While it’s hard to ignore the Political (capital-P) issues in the death of Glock, Fox also draws attention to the political (small-p) implications of archaeology, though this being the Middle East, even that p is probably in bold letters. Glock was working on Palestinian archaeology because he thought the Palestinians were not being served by the archaeology of the region. Rather than having over two thousand years of history, some archaeologists felt that 2000 years of the past had to be removed in order to get to the history. In a less contentious setting, much medieval archaeology was lost in Britain by excavators eager to find the important stuff in the Roman layer. Equally you’d be a brave archaeologist to find a magnificent classical mosaic in Greece and dig underneath to find out about the earlier occupation of a site. Investigating the strata between modern Israel and ancient Judea has more meaning than simply finding out what happened in between.

As for Fox’s description of Glock, if I were murdered and in a state to care about afterwards I’m not sure I’d want Fox writing the book about it. I’d want someone who has Mr Clippy appear in her word processor to say: “Hello, it looks like you’re writing a hagiography. Would you like some help?” Glock is someone who went looking for archaeology away from the easier sources of funding from rich Christian philanthropists and set up a new institute in a place where archaeology was seen as a tool of the enemy. It would be easy to get carried away. Fox’s Glock is very human, with human faults.

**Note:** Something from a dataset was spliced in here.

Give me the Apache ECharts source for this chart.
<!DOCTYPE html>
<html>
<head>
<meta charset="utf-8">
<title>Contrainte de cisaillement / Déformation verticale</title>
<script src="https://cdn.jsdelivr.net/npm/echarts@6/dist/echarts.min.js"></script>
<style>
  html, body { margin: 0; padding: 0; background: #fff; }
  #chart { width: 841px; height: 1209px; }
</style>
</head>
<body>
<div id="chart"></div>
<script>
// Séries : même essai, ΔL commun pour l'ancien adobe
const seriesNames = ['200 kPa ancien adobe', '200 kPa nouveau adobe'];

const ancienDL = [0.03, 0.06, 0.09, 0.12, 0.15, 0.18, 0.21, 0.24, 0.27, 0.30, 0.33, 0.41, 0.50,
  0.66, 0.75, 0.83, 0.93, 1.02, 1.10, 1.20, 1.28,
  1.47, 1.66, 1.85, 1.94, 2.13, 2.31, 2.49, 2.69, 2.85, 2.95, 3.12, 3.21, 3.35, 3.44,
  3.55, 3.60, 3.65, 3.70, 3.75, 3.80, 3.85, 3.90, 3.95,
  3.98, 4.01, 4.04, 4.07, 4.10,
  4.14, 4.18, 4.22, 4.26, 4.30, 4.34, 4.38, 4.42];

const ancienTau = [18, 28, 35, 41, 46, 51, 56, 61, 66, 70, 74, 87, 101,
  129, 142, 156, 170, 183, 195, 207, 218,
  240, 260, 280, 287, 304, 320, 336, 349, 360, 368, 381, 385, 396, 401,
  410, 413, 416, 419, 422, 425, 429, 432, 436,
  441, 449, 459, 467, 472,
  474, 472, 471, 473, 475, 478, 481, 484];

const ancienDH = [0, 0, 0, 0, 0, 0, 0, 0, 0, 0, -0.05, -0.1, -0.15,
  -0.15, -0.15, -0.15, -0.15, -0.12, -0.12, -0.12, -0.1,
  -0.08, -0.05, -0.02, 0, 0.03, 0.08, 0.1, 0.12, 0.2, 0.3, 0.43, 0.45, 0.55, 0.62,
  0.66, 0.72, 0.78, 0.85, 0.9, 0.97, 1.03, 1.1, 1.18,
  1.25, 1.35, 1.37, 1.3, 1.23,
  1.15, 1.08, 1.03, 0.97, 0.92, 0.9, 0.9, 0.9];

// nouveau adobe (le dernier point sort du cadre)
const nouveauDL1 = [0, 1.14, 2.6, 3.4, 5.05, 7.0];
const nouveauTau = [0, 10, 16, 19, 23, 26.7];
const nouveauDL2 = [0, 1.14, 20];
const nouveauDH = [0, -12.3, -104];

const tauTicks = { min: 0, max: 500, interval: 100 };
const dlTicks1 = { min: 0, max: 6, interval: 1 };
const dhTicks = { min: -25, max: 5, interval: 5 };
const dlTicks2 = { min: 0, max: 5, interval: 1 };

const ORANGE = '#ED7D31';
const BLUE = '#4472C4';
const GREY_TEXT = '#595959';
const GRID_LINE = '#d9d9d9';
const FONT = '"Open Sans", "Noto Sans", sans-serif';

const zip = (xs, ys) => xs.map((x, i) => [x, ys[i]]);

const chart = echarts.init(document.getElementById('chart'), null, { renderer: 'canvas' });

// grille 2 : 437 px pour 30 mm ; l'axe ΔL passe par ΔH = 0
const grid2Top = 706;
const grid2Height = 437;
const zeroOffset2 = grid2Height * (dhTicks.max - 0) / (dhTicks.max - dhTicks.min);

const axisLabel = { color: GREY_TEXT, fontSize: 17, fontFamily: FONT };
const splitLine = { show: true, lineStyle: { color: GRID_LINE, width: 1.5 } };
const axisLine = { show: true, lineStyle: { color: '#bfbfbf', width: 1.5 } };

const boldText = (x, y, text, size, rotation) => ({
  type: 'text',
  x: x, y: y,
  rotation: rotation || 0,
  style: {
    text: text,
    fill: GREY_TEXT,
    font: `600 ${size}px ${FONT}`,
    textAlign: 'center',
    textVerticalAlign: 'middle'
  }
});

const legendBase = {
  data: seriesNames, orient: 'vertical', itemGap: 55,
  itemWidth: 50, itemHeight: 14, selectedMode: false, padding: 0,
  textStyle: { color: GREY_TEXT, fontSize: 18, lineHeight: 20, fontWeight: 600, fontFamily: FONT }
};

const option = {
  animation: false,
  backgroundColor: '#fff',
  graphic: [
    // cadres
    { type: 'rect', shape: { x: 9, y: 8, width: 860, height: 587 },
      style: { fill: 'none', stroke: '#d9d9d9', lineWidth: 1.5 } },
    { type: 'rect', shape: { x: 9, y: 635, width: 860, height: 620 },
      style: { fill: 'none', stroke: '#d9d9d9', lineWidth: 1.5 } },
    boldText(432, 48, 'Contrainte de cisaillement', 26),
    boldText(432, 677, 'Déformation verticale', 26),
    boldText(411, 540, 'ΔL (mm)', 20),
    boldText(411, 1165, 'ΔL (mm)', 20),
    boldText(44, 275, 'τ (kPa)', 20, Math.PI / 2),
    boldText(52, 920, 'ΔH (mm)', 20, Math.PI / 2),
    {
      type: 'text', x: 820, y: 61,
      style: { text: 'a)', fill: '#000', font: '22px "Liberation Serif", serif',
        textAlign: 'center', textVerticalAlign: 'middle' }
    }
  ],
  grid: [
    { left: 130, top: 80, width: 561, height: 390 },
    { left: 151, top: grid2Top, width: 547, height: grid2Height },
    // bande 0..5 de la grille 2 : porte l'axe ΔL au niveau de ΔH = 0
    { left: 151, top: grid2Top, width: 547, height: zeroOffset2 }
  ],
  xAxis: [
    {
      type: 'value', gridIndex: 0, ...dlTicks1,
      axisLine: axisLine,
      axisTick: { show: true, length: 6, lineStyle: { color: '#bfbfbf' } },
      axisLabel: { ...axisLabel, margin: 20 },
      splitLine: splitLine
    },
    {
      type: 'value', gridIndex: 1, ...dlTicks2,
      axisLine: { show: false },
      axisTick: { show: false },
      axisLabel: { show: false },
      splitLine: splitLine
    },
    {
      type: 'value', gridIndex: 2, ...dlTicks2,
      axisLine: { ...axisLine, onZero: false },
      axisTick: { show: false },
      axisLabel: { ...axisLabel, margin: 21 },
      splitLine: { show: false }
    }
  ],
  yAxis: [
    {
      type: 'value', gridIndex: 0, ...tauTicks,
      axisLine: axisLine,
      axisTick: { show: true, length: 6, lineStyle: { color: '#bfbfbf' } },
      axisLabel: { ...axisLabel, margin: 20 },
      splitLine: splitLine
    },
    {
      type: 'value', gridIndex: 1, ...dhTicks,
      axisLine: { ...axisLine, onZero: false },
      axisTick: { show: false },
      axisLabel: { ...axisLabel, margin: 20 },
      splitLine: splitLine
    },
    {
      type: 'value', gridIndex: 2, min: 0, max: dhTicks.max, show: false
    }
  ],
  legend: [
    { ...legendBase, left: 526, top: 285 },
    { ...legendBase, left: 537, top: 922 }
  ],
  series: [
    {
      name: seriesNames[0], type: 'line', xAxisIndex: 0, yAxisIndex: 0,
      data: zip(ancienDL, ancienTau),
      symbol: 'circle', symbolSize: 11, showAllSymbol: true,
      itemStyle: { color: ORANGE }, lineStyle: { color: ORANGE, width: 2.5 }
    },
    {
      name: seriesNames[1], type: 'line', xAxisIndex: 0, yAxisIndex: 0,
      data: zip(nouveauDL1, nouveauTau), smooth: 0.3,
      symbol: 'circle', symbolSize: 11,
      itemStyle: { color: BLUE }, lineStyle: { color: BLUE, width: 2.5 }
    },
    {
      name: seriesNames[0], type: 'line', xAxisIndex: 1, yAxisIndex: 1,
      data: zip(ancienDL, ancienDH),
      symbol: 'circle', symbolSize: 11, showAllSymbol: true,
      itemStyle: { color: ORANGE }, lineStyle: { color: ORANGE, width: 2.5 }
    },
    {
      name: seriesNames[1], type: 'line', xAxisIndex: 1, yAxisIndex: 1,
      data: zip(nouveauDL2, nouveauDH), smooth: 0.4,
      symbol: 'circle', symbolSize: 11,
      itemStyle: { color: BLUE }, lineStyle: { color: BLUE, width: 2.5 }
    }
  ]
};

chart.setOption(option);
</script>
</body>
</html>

If Fox is accurate then while I could admire Glock’s work, I’m not sure I’d have liked the man.

As for the conclusion, I’ve lent the book to a few friends and got a different answer back each time as who they think did it. There is a tendency for people to think people who shot at them in region also shot at Glock. I’ve not been shot at in the Middle East, so I don’t know if that gives me some objective distance or if that’s a lack of useful experience.*

If you hear “Glock was shot by someone who appeared to be from Hamas who escaped in a car that appeared to be registered in Israel”, and you immediately know who did it then congratulations! You’re not going to enjoy the book. If you’re looking to piece together the clues and you aren’t discomforted by the sense paranoia and claustrophobia that sometimes comes across in the descriptions then you could find this interesting.

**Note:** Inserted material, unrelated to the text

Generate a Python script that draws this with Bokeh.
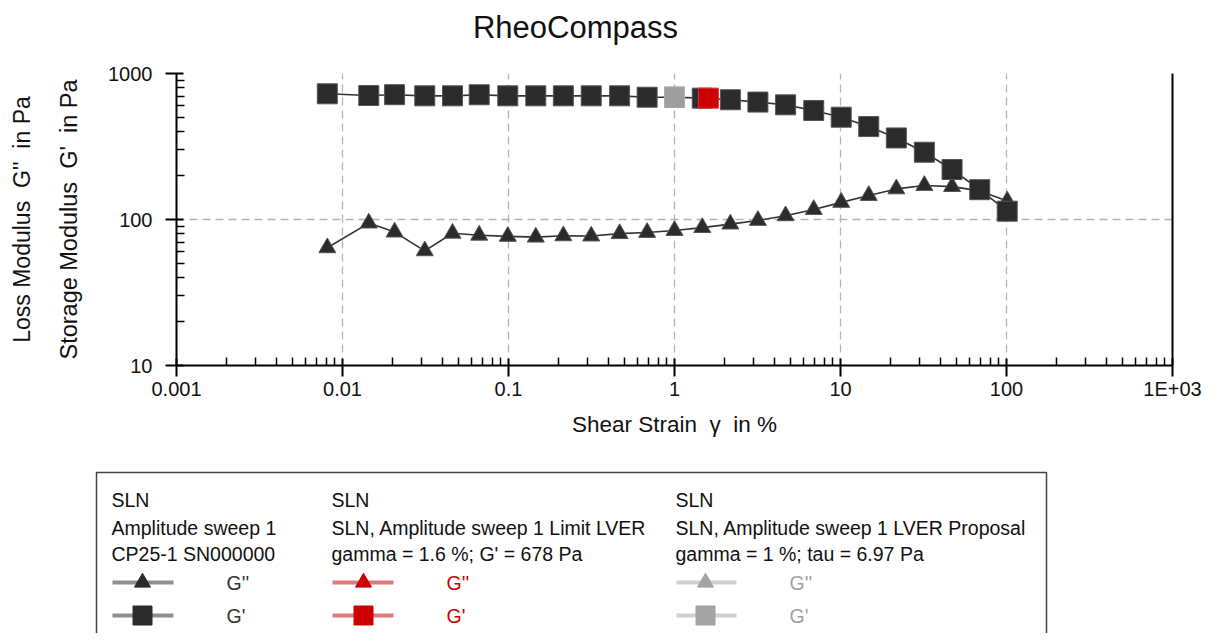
import math
from bokeh.plotting import figure
from bokeh.models import Range1d, FixedTicker, CustomJSTickFormatter, LogAxis
from bokeh.embed import file_html
from bokeh.resources import INLINE
from bokeh.core.properties import value

FONT = "Liberation Sans"
NB = "\u00a0"

# ---------------- data ----------------
strain = [0.0081, 0.0144, 0.0206, 0.0313, 0.046, 0.0666, 0.099, 0.146, 0.214,
          0.315, 0.467, 0.684, 1.0, 1.47, 2.17, 3.18, 4.67, 6.9, 10.1, 14.8,
          21.7, 32.0, 47.0, 69.0, 101.0]
g_storage = [726, 707, 716, 703, 703, 715, 703, 703, 703, 703, 703, 688, 688,
             678, 661, 637, 610, 558, 502, 433, 362, 289, 220, 160, 114]
g_loss = [64, 94.5, 82, 61, 80.5, 78, 76.6, 75.7, 77.3, 77, 80, 81.5, 84, 88,
          93, 98.5, 106, 117, 131, 146, 162, 171, 168, 157, 134]

lver_proposal_strain = [1.0]
lver_proposal_storage = [688]
lver_limit_strain = [1.6]
lver_limit_storage = [678]

x_ticks = [0.001, 0.01, 0.1, 1, 10, 100, 1000]
x_tick_labels = ["0.001", "0.01", "0.1", "1", "10", "100", "1E+03"]
y_ticks = [10, 100, 1000]
y_tick_labels = ["10", "100", "1000"]

title_text = "RheoCompass"
x_label = "Shear Strain" + NB + " \u03b3" + NB + " in %"
y_label_storage = "Storage Modulus" + NB + " G'" + NB + " in Pa"
y_label_loss = "Loss Modulus" + NB + " G''" + NB + " in Pa"

legend_headers = [
    ["SLN", "Amplitude sweep 1", "CP25-1 SN000000"],
    ["SLN", "SLN, Amplitude sweep 1 Limit LVER", "gamma = 1.6 %; G' = 678 Pa"],
    ["SLN", "SLN, Amplitude sweep 1 LVER Proposal", "gamma = 1 %; tau = 6.97 Pa"],
]
legend_series = ["G''", "G'"]

# ---------------- styles ----------------
DARK = "#2b2b2b"
W = 1215
H_TITLE = 62
H_MAIN = 388
H_LEG = 183

x_minor = [m * 10 ** e for e in range(-3, 3) for m in range(2, 10)]
y_minor = [m * 10 ** e for e in range(1, 3) for m in range(2, 10)]

fmt_code = """
const i = vals.findIndex(v => Math.abs(Math.log10(v) - Math.log10(tick)) < 1e-6);
return i >= 0 ? labs[i] : "";
"""


def blank_panel(top, height):
    f = figure(width=W, height=height, x_range=Range1d(0, W),
               y_range=Range1d(top + height, top), output_backend="svg",
               toolbar_location=None, min_border=0,
               x_axis_location=None, y_axis_location=None)
    f.grid.visible = False
    f.outline_line_color = None
    f.background_fill_color = "white"
    f.border_fill_color = "white"
    f.title.visible = False
    return f


# ---------------- title panel ----------------
t = blank_panel(0, H_TITLE)
t.text(x=[575], y=[27], text=[title_text], text_font=value(FONT),
       text_font_size="31px", text_align="center", text_baseline="middle",
       text_color="#111111")

# ---------------- main plot ----------------
p = figure(width=W, height=H_MAIN, x_axis_type="log", y_axis_type="log",
           x_range=Range1d(0.001, 1000), y_range=Range1d(10, 1000),
           output_backend="svg", toolbar_location=None,
           min_border_left=176, min_border_right=W - 1172,
           min_border_top=73 - H_TITLE, min_border_bottom=H_TITLE + H_MAIN - 365)
p.title.visible = False
p.outline_line_color = None
p.background_fill_color = "white"
p.border_fill_color = "white"

p.xaxis.ticker = FixedTicker(ticks=x_ticks, minor_ticks=x_minor)
p.yaxis.ticker = FixedTicker(ticks=y_ticks, minor_ticks=y_minor)
p.xaxis.formatter = CustomJSTickFormatter(args=dict(vals=x_ticks, labs=x_tick_labels), code=fmt_code)
p.yaxis.formatter = CustomJSTickFormatter(args=dict(vals=y_ticks, labs=y_tick_labels), code=fmt_code)

for ax in (p.xaxis, p.yaxis):
    ax.axis_line_width = 2
    ax.axis_line_color = "black"
    ax.major_tick_line_width = 2
    ax.major_tick_line_color = "black"
    ax.minor_tick_line_width = 1.5
    ax.minor_tick_line_color = "black"
    ax.major_tick_in = 7
    ax.major_tick_out = 11
    ax.minor_tick_in = 8
    ax.minor_tick_out = 0
    ax.major_label_text_font = FONT
    ax.major_label_text_font_size = "20px"
    ax.major_label_text_color = "#111111"
    ax.axis_label_text_font = FONT
    ax.axis_label_text_font_style = "normal"
    ax.axis_label_text_color = "#111111"

p.xaxis.major_label_standoff = 1
p.yaxis.major_label_standoff = 13
p.xaxis.axis_label = x_label
p.xaxis.axis_label_text_font_size = "22.5px"
p.xaxis.axis_label_standoff = 9
p.yaxis.axis_label = y_label_storage
p.yaxis.axis_label_text_font_size = "23.5px"
p.yaxis.axis_label_standoff = 23

# second (label-only) left axis for the loss modulus
loss_axis = LogAxis(ticker=FixedTicker(ticks=[]), axis_label=y_label_loss,
                    axis_line_color=None, major_tick_line_color=None,
                    minor_tick_line_color=None, major_tick_in=0, major_tick_out=0,
                    minor_tick_in=0, minor_tick_out=0, major_label_standoff=0,
                    axis_label_standoff=19, axis_label_text_font=FONT,
                    axis_label_text_font_size="23px", axis_label_text_font_style="normal",
                    axis_label_text_color="#111111")
p.add_layout(loss_axis, "left")

p.grid.grid_line_color = "#b4b4b4"
p.grid.grid_line_dash = "8 5"
p.grid.grid_line_width = 1.3

ra = LogAxis(ticker=FixedTicker(ticks=[]), axis_line_width=2, axis_line_color="black",
             major_tick_line_color=None, minor_tick_line_color=None,
             major_label_text_font_size="0px")
p.add_layout(ra, "right")

# data
p.line(strain, g_loss, line_color="#333333", line_width=1.6)
p.line(strain, g_storage, line_color="#333333", line_width=1.6)
p.scatter(strain, g_loss, marker="triangle", size=17, fill_color=DARK,
          line_color="#555555", line_width=1)
p.scatter(strain, g_storage, marker="square", size=20, fill_color=DARK,
          line_color="#555555", line_width=1)
p.scatter(lver_proposal_strain, lver_proposal_storage, marker="square", size=20,
          fill_color="#9e9e9e", line_color="#b0b0b0", line_width=1)
p.scatter(lver_limit_strain, lver_limit_storage, marker="square", size=20,
          fill_color="#cc0000", line_color="#dd3333", line_width=1)

# ---------------- legend panel (page pixel coordinates) ----------------
Y0 = H_TITLE + H_MAIN
q = blank_panel(Y0, H_LEG)

q.line([96, 96, 1046, 1046], [Y0 + H_LEG + 5, 472, 472, Y0 + H_LEG + 5],
       line_color="#444444", line_width=1.5)

col_x = [111, 331, 675]
sw_line = [(112, 173), (332, 393), (676, 736)]
sw_mark = [142, 363, 705]
sw_text = [226, 446, 789]
line_cols = ["#8f8f8f", "#e07a7a", "#d0d0d0"]
mark_cols = [DARK, "#cc0000", "#a3a3a3"]
text_cols = ["#333333", "#cc0000", "#a0a0a0"]
header_y = [499, 527, 553]
row_y = [582, 615]
markers = ["triangle", "square"]
msize = [16, 19]

for i in range(3):
    q.text(x=[col_x[i]] * 3, y=header_y, text=legend_headers[i],
           text_font=value(FONT), text_font_size="19.5px", text_baseline="middle",
           text_color="#111111")
    for j in range(2):
        x0, x1 = sw_line[i]
        q.line([x0, x1], [row_y[j], row_y[j]], line_color=line_cols[i], line_width=4)
        q.scatter([sw_mark[i]], [row_y[j]], marker=markers[j], size=msize[j],
                  fill_color=mark_cols[i], line_color=mark_cols[i])
        q.text(x=[sw_text[i]], y=[row_y[j]], text=[legend_series[j]],
               text_font=value(FONT), text_font_size="19.5px", text_baseline="middle",
               text_color=text_cols[i])

open("out.html", "w").write(file_html([t, p, q], INLINE))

There’s a couple of places you can read about the murder of Albert Glock on the web.
The mysterious death of Dr Glock The Guardian
Who killed Dr Glock? “Archaeology is not a science, it is a vendetta.” Geoffrey Wheatcroft on the assassination of an American who became caught up in the land disputes of the Middle East New Statesman

Archaeology Magazine’s review
Brief review at NY Times
Reviews on Goodreads

Published as Palestine Twilight in the UK.

*This is not a request to be shot at in the Middle East or anywhere else.